Task description
Copy the lines from the start of the records below through the line containing "family=fam, zorder=5)", both included, and leave out the pictures.

(Source code of charts)
******************************
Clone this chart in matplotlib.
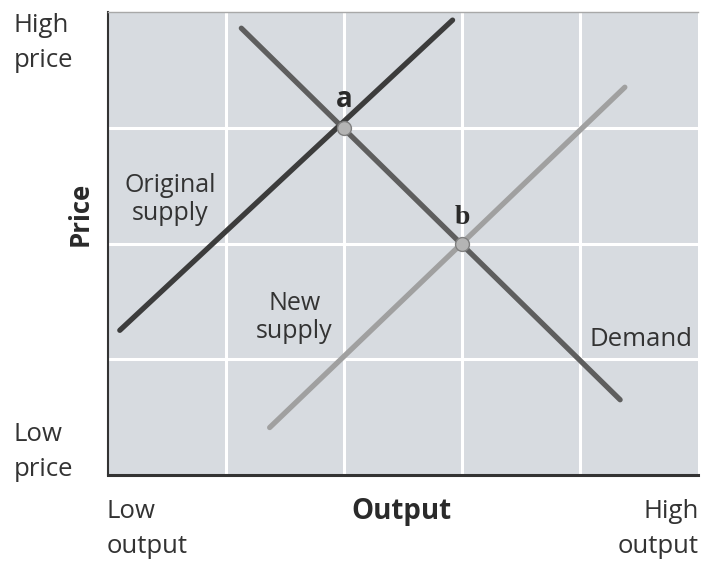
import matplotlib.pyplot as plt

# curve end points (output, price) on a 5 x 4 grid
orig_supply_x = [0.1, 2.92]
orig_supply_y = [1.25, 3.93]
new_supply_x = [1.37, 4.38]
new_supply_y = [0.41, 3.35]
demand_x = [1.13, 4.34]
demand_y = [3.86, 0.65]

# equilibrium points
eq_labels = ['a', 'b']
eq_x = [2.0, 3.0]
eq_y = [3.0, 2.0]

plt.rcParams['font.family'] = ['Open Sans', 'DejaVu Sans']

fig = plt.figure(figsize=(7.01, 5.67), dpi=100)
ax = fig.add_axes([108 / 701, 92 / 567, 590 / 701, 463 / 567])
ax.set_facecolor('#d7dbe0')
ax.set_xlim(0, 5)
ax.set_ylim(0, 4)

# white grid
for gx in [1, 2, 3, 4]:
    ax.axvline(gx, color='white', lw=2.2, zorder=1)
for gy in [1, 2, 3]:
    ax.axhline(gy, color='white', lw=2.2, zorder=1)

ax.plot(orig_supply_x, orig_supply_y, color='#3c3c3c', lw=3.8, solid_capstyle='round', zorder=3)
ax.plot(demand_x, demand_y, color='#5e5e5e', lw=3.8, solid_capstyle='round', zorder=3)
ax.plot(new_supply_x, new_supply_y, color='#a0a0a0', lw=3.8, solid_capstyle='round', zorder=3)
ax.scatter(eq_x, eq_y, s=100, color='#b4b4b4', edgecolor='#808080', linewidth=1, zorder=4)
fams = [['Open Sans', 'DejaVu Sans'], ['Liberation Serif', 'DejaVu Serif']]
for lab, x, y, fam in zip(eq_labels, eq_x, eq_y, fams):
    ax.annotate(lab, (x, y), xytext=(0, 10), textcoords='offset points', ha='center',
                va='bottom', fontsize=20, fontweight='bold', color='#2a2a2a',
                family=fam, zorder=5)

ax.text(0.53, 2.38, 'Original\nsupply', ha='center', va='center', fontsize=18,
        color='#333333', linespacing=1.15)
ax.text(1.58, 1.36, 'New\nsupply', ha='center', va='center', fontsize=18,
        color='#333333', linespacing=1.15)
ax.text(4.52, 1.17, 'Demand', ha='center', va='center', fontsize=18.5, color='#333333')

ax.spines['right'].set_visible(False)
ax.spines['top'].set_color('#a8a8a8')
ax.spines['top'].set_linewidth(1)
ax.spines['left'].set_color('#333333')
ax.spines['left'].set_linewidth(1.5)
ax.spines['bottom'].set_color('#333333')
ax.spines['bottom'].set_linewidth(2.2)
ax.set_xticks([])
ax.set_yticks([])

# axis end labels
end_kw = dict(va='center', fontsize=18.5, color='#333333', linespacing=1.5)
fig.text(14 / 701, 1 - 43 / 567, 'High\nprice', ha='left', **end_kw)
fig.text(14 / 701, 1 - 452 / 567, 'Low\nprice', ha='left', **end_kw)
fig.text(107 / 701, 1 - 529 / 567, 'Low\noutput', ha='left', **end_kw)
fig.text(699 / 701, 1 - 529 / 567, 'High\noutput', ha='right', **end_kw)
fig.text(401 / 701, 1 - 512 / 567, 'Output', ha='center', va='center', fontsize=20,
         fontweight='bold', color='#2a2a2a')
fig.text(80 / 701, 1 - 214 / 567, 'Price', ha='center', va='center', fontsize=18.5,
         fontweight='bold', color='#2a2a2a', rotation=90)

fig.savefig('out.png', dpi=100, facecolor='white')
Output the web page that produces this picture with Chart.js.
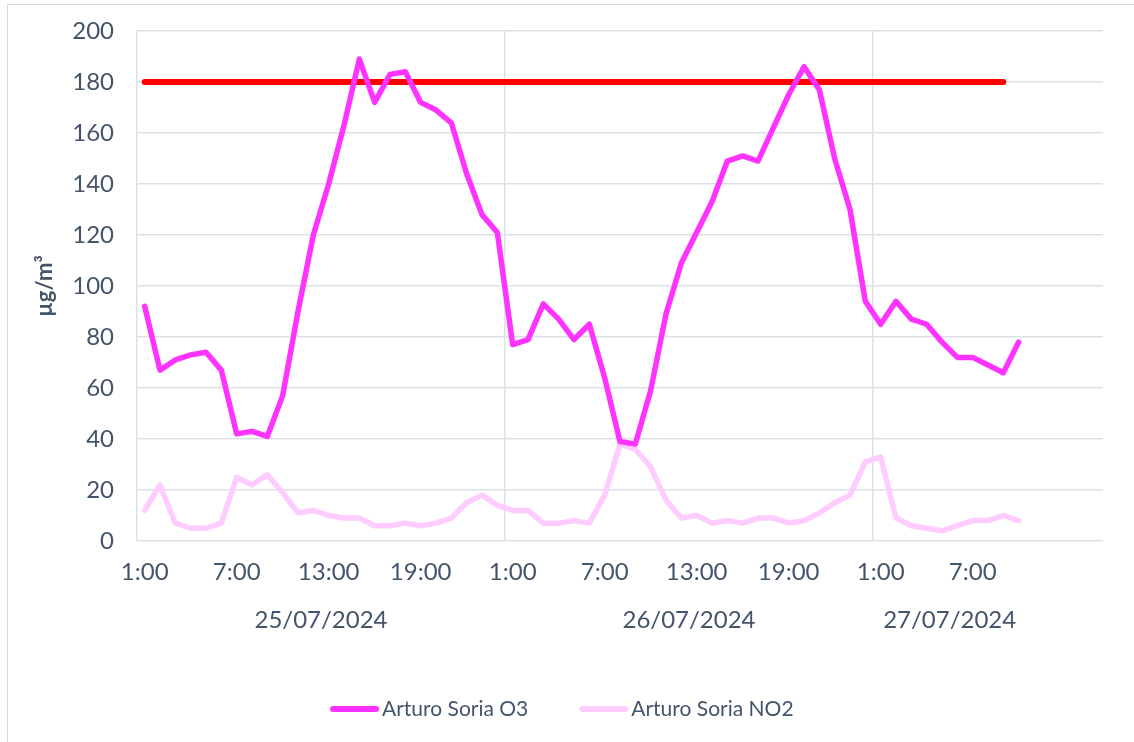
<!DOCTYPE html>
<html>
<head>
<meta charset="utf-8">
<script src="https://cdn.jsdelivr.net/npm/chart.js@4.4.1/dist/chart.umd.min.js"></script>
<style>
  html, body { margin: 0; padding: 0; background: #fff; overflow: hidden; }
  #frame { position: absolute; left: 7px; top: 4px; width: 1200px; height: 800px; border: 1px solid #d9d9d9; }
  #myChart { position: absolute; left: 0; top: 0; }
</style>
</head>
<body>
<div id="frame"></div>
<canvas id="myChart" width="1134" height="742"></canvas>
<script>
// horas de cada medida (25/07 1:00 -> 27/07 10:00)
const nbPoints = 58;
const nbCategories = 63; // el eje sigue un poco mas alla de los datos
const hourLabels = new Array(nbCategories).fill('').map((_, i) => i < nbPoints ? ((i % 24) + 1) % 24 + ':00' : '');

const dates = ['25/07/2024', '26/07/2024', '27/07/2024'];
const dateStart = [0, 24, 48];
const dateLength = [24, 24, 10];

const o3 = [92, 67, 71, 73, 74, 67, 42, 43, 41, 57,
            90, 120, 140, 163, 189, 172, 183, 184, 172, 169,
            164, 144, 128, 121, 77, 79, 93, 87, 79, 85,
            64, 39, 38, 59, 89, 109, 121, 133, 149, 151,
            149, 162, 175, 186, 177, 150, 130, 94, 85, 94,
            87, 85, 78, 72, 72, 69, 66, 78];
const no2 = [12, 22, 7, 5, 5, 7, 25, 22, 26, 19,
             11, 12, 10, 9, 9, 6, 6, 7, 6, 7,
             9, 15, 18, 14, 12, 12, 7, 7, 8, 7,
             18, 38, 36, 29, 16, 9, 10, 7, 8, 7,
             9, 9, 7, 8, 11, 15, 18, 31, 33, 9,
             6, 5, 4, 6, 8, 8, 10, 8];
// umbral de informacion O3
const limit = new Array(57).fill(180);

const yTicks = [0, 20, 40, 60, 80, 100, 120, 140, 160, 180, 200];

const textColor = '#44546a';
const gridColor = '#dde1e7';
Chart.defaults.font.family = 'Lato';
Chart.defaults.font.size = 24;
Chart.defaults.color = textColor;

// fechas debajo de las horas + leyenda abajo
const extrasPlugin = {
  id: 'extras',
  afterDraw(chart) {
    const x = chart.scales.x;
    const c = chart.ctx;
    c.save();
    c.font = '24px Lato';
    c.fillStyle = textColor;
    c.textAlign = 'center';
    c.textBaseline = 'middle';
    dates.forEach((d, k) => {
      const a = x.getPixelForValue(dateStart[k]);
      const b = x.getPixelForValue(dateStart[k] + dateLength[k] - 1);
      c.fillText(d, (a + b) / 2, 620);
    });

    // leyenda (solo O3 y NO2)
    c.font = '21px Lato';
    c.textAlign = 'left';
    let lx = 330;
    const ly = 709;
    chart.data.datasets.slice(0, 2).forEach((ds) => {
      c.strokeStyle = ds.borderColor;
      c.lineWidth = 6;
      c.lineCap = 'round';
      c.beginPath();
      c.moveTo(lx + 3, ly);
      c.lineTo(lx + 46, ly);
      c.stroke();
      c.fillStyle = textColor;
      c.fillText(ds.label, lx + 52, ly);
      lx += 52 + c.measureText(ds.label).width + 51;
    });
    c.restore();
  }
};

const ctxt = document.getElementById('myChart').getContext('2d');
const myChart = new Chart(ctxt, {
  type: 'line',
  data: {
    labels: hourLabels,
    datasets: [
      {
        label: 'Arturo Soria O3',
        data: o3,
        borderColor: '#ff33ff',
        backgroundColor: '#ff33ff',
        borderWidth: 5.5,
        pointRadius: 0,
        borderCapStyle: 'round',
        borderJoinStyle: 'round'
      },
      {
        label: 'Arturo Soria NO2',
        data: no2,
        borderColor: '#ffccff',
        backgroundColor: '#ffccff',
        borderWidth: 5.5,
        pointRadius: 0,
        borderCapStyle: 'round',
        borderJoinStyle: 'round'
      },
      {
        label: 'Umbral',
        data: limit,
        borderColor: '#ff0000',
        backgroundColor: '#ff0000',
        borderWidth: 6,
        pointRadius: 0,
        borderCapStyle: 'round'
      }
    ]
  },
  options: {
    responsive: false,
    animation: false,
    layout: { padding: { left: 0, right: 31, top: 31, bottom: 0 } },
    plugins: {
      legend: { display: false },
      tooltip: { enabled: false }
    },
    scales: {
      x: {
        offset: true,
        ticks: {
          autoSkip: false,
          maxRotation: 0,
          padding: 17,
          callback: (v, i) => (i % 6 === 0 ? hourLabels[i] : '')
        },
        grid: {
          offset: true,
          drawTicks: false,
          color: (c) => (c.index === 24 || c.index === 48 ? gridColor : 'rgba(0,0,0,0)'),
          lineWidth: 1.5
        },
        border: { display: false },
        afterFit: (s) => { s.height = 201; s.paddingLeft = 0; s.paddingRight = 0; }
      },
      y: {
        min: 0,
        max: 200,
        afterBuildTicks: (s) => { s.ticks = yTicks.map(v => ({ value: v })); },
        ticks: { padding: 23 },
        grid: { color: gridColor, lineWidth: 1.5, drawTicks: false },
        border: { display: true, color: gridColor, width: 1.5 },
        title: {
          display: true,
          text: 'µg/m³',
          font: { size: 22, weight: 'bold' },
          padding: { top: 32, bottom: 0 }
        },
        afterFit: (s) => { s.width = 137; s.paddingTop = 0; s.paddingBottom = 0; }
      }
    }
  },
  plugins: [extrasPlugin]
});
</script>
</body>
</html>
******************************
Final result
Clone this chart in matplotlib.
import matplotlib.pyplot as plt

# curve end points (output, price) on a 5 x 4 grid
orig_supply_x = [0.1, 2.92]
orig_supply_y = [1.25, 3.93]
new_supply_x = [1.37, 4.38]
new_supply_y = [0.41, 3.35]
demand_x = [1.13, 4.34]
demand_y = [3.86, 0.65]

# equilibrium points
eq_labels = ['a', 'b']
eq_x = [2.0, 3.0]
eq_y = [3.0, 2.0]

plt.rcParams['font.family'] = ['Open Sans', 'DejaVu Sans']

fig = plt.figure(figsize=(7.01, 5.67), dpi=100)
ax = fig.add_axes([108 / 701, 92 / 567, 590 / 701, 463 / 567])
ax.set_facecolor('#d7dbe0')
ax.set_xlim(0, 5)
ax.set_ylim(0, 4)

# white grid
for gx in [1, 2, 3, 4]:
    ax.axvline(gx, color='white', lw=2.2, zorder=1)
for gy in [1, 2, 3]:
    ax.axhline(gy, color='white', lw=2.2, zorder=1)

ax.plot(orig_supply_x, orig_supply_y, color='#3c3c3c', lw=3.8, solid_capstyle='round', zorder=3)
ax.plot(demand_x, demand_y, color='#5e5e5e', lw=3.8, solid_capstyle='round', zorder=3)
ax.plot(new_supply_x, new_supply_y, color='#a0a0a0', lw=3.8, solid_capstyle='round', zorder=3)
ax.scatter(eq_x, eq_y, s=100, color='#b4b4b4', edgecolor='#808080', linewidth=1, zorder=4)
fams = [['Open Sans', 'DejaVu Sans'], ['Liberation Serif', 'DejaVu Serif']]
for lab, x, y, fam in zip(eq_labels, eq_x, eq_y, fams):
    ax.annotate(lab, (x, y), xytext=(0, 10), textcoords='offset points', ha='center',
                va='bottom', fontsize=20, fontweight='bold', color='#2a2a2a',
                family=fam, zorder=5)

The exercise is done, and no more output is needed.